September 17, 2024, 2:07 am

EDF loans costlier as BB hikes interest rates

  • Update Time : Tuesday, September 3, 2024
Photo: Collected

UNB, Dhaka

Bangladesh Bank has increased interest rates on loans from the Export Development Fund (EDF) to discourage unnecessary lending from the fund, which is fed from the country’s foreign exchange reserves.

The EDF is the Bangladesh Bank’s fund to assist the export sector deal with its requirement of foreign currency from time to time. Now exporters will have to pay about 7% interest to borrow from this fund. Previously, the interest rate was 4.5%. BB’s Foreign Exchange and Policy Department issued a circular in this regard on Sunday.

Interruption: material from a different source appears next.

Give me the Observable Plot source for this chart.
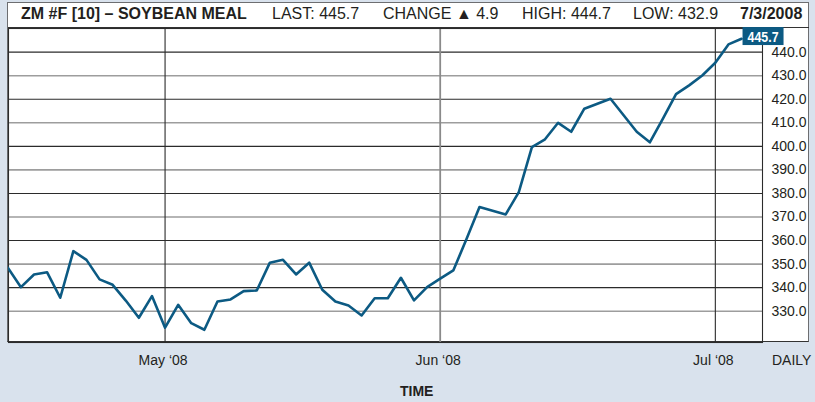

As per the new guidelines, EDF interest will be determined by adding 1.5% as a margin to the Secured Overnight Financing Rate (SOFR).

At present, the interest rate in the SOFR system is 5.39%. If 1.5% is added to that, the interest rate stands at 6.89%. The previous rate of interest was 4.5%. Accordingly, the interest rate increased by 2.39%.

According to the circular, from February 2023, the BB has been bringing 3% secured charges from authorised dealers (ADs) of commercial banks. And the AD banks were collecting interest at the rate of 4.5% from the customers.

But now an AD, under the new rules, will collect 1.5% interest with SOFR rate and an additional 1.5% SOFR rate from the customer. However, since the SOFR rate is variable, the EDF loan will depend on the bank-customer relationship.